Par contre, ce qui me paraît inquiétant, c’est le renforcement constant des pouvoirs de l’UE et de son emprise sur les Etats membres à travers le budget. La gouvernance économique est déjà largement déléguée à Bruxelles et coordonnée à travers le Semestre Européen, une énorme machine bureaucratique qui a tendance à s’imiscer au-delà de ses compétences initiales. Et depuis peu, l’UE s’est dotée d’un mécanisme de conditionnalité des fonds européen censé protéger le « budget de l’Union en cas de violation des principes de l’État de droit ». Un énoncé qui a tout pour plaire mais qui est appliqué avec une telle désinvolture qu’il en devient arbitraire et transforme le budget en un aspirateur de compétences nationales.

Deux exemples : au nom de la protection du budget européen, deux-tiers des universités hongroises (soit 180 000 étudiants !) seront très probablement exclues du programme Erasmus à partir de septembre prochain. Pour quelle raison ? Simplement parce que l’UE estime que la gouvernance de ces universités pourraient, un jour, peut-être, constituer une risque réel pour le budget de l’UE. Une sanction totalement disproportionnée pour une infraction imaginaire… au nom de la protection du budget. Deuxième exemple, la Pologne qui n’a pas reçu un seul euro des 35 milliards du Fonds de Relance auxquels elle a droit. Pourquoi ? Contrairement à Budapest, aucune procédure en conditionnalité n’a été lancée contre Varsovie. Mais comme il faut bien trouver un pretexte juridique au gel de ces fonds, la Commission n’a rien trouvé de mieux que de dire que la Pologne ne respecte pas  les « recommandations » du Semestre européen. Des recommandations qui deviennent donc subitement des obligations !
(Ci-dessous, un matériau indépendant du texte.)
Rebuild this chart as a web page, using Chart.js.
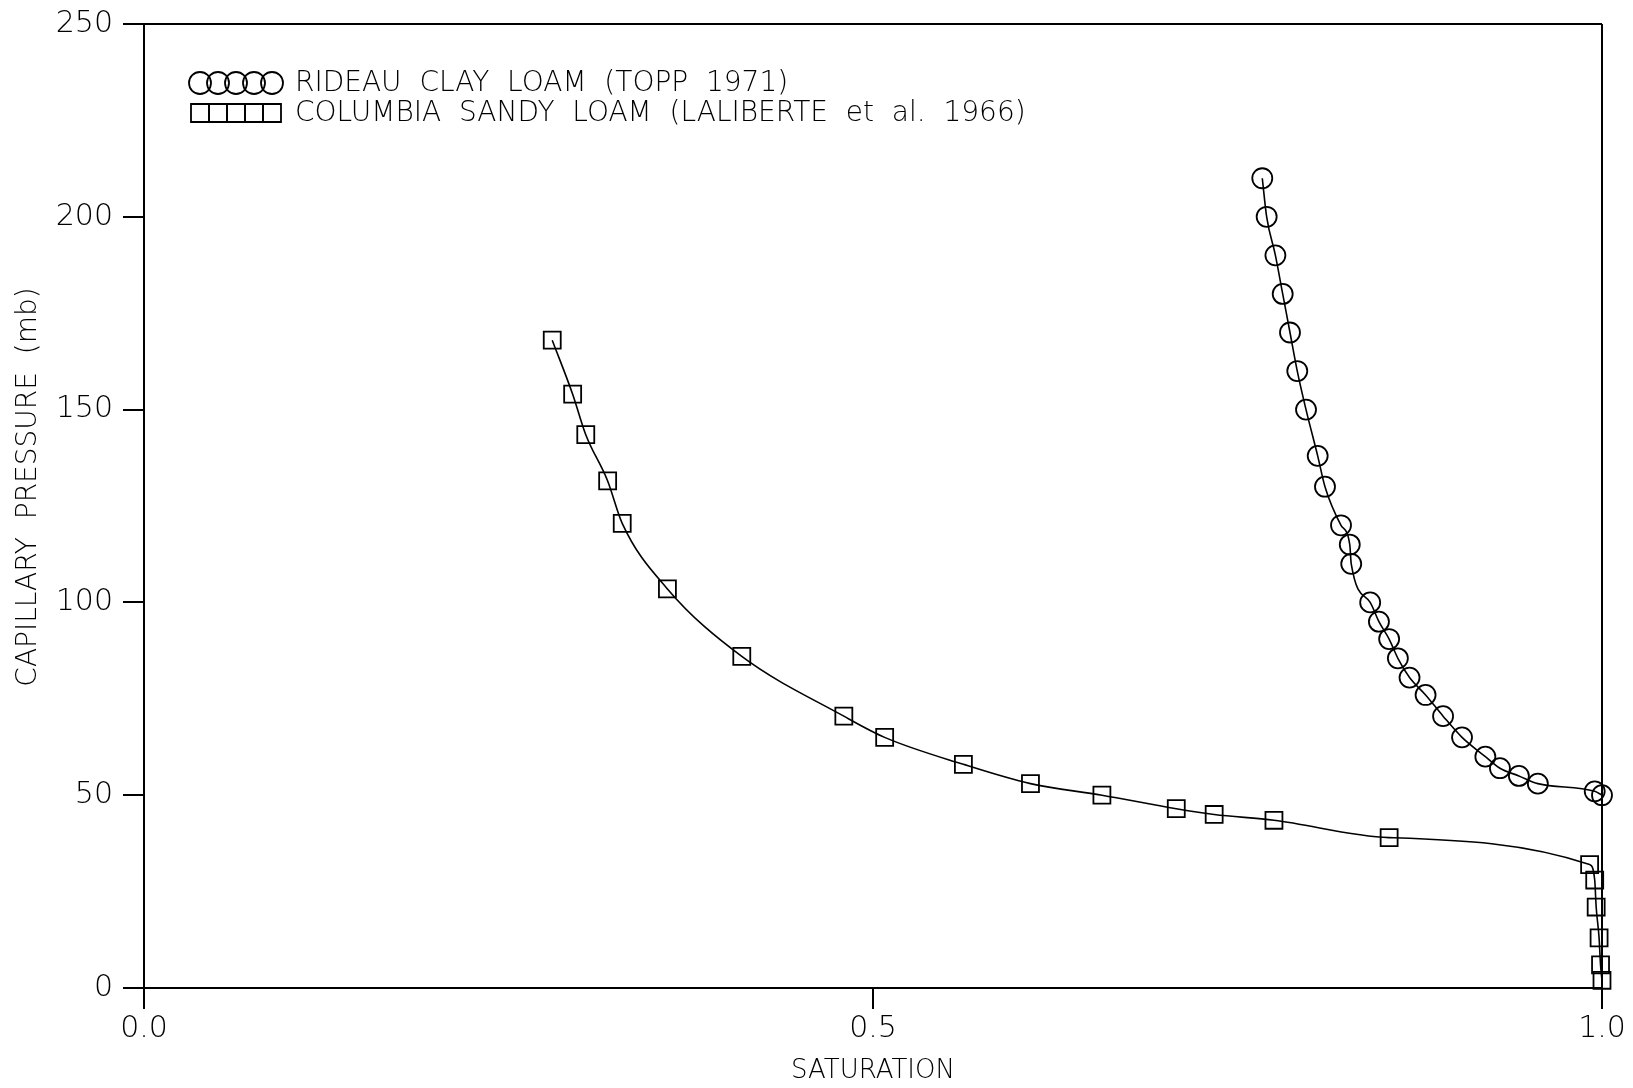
<!DOCTYPE html>
<html>
<head>
<meta charset="utf-8">
<title>Capillary pressure vs saturation</title>
<script src="https://cdn.jsdelivr.net/npm/chart.js@4.4.1/dist/chart.umd.min.js"></script>
<style>
  html, body { margin: 0; padding: 0; background: #fff; }
  canvas { display: block; }
</style>
</head>
<body>
<canvas id="chart" width="1633" height="1088"></canvas>
<script>
// Rideau clay loam (Topp 1971)
const rideauSaturation = [0.767, 0.770, 0.776, 0.781, 0.786, 0.791, 0.797, 0.805, 0.810, 0.821, 0.827, 0.828, 0.841,
    0.847, 0.854, 0.860, 0.868, 0.879, 0.891, 0.904, 0.920, 0.930, 0.943, 0.956, 0.995, 1.000]
const rideauPressure = [210, 200, 190, 180, 170, 160, 150, 138, 130, 120, 115, 110, 100,
    95, 90.5, 85.5, 80.5, 76, 70.5, 65, 60, 57, 55, 53, 51, 50]

// Columbia sandy loam (Laliberte et al. 1966)
const columbiaSaturation = [0.280, 0.294, 0.303, 0.318, 0.328, 0.359, 0.410, 0.480, 0.508, 0.562, 0.608, 0.657,
    0.708, 0.734, 0.775, 0.854, 0.9915, 0.995, 0.996, 0.998, 0.999, 1.000]
const columbiaPressure = [168, 154, 143.5, 131.5, 120.5, 103.5, 86, 70.5, 65, 58, 53, 50,
    46.5, 45, 43.5, 39, 32, 28, 21, 13, 6, 2]

const seriesLabels = ['RIDEAU  CLAY  LOAM  (TOPP  1971)', 'COLUMBIA  SANDY  LOAM  (LALIBERTE  et  al.  1966)']
const xTicks = [0, 0.5, 1.0]
const yTicks = [0, 50, 100, 150, 200, 250]
const yTitle = 'CAPILLARY  PRESSURE  (mb)'
const xTitle = 'SATURATION'

const ink = '#000'
const fontFamily = "'DejaVu Sans', 'Liberation Sans', sans-serif"

function toPoints(xs, ys) {
    return xs.map((x, i) => ({ x: x, y: ys[i] }))
}

// legend inside the plot (five markers in a row, then the label) and the y title,
// which in the original sits a little above the middle of the axis
const plotAnnotations = {
    id: 'plotAnnotations',
    afterDraw(chart) {
        const ctx = chart.ctx
        const area = chart.chartArea
        ctx.save()
        ctx.strokeStyle = ink
        ctx.fillStyle = ink
        ctx.lineWidth = 1.8
        ctx.font = '200 28px ' + fontFamily
        ctx.textBaseline = 'middle'
        chart.data.datasets.forEach((ds, i) => {
            const y = area.top + 59 + i * 30
            for (let k = 0; k < 5; k++) {
                const cx = area.left + 56 + k * 18
                ctx.beginPath()
                if (ds.pointStyle === 'circle') {
                    ctx.arc(cx, y, 11, 0, Math.PI * 2)
                } else {
                    ctx.rect(cx - 9, y - 9, 18, 18)
                }
                ctx.stroke()
            }
            ctx.fillText(ds.label, area.left + 151, y + 1)
        })

        ctx.translate(29, area.top + 463)
        ctx.rotate(-Math.PI / 2)
        ctx.textAlign = 'center'
        ctx.fillText(yTitle, 0, 0)
        ctx.restore()
    }
}

new Chart(document.getElementById('chart'), {
    type: 'scatter',
    data: {
        datasets: [{
            label: seriesLabels[0],
            data: toPoints(rideauSaturation, rideauPressure),
            showLine: true,
            cubicInterpolationMode: 'monotone',
            borderColor: ink,
            borderWidth: 1.6,
            pointStyle: 'circle',
            pointRadius: 10,
            pointBorderWidth: 1.8,
            pointBorderColor: ink,
            pointBackgroundColor: 'rgba(0,0,0,0)',
            clip: false
        }, {
            label: seriesLabels[1],
            data: toPoints(columbiaSaturation, columbiaPressure),
            showLine: true,
            cubicInterpolationMode: 'monotone',
            borderColor: ink,
            borderWidth: 1.6,
            pointStyle: 'rect',
            pointRadius: 12,
            pointBorderWidth: 1.8,
            pointBorderColor: ink,
            pointBackgroundColor: 'rgba(0,0,0,0)',
            clip: false
        }]
    },
    options: {
        responsive: false,
        animation: false,
        layout: {
            padding: { top: 24, right: 31, left: 0, bottom: 0 }
        },
        plugins: {
            legend: { display: false },
            tooltip: { enabled: false }
        },
        scales: {
            x: {
                type: 'linear',
                min: 0,
                max: 1,
                afterBuildTicks: function (scale) {
                    scale.ticks = xTicks.map(v => ({ value: v }))
                },
                afterFit: function (scale) {
                    scale.height = 100
                },
                ticks: {
                    color: ink,
                    padding: 2,
                    maxRotation: 0,
                    font: { family: fontFamily, size: 30, weight: '200' },
                    callback: function (value) {
                        return value.toFixed(1)
                    }
                },
                grid: {
                    drawOnChartArea: true,
                    color: ctx => ctx.tick && ctx.tick.value === 1 ? ink : 'rgba(0,0,0,0)',
                    lineWidth: 2,
                    tickColor: ink,
                    tickWidth: 2,
                    tickLength: 21
                },
                border: { display: true, color: ink, width: 2 },
                title: {
                    display: true,
                    text: xTitle,
                    color: ink,
                    font: { family: fontFamily, size: 26, weight: '200' },
                    padding: { top: 0, bottom: 1 }
                }
            },
            y: {
                type: 'linear',
                min: 0,
                max: 250,
                afterBuildTicks: function (scale) {
                    scale.ticks = yTicks.map(v => ({ value: v }))
                },
                afterFit: function (scale) {
                    scale.width = 144
                    scale.paddingTop = 0
                    scale.paddingBottom = 0
                },
                ticks: {
                    color: ink,
                    padding: 10,
                    font: { family: fontFamily, size: 30, weight: '200' }
                },
                grid: {
                    drawOnChartArea: true,
                    color: ctx => ctx.tick && ctx.tick.value === 250 ? ink : 'rgba(0,0,0,0)',
                    lineWidth: 2,
                    tickColor: ink,
                    tickWidth: 2,
                    tickLength: 21
                },
                border: { display: true, color: ink, width: 2 }
            }
        }
    },
    plugins: [plotAnnotations]
})
</script>
</body>
</html>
Ce n’est pas seulement cette légereté qui frôle l’arbitrarie qui inquiéte, c’est également le fait que pour obtenir ces fonds, l’UE commence à exiger des changements (parfois constitutionnels !) pour lesquels elle n’a absolument aucune compétence, ce qui est en soi très grave et constitue une érosion de la souveraineté nationale. On assiste donc à un renforcement du pouvoir de l’UE à travers un budget qui, dans l’indifférence générale, est devenu une arme politique.

En raison de débordements, nous avons fait le choix de suspendre les commentaires des articles d'Atlantico.fr.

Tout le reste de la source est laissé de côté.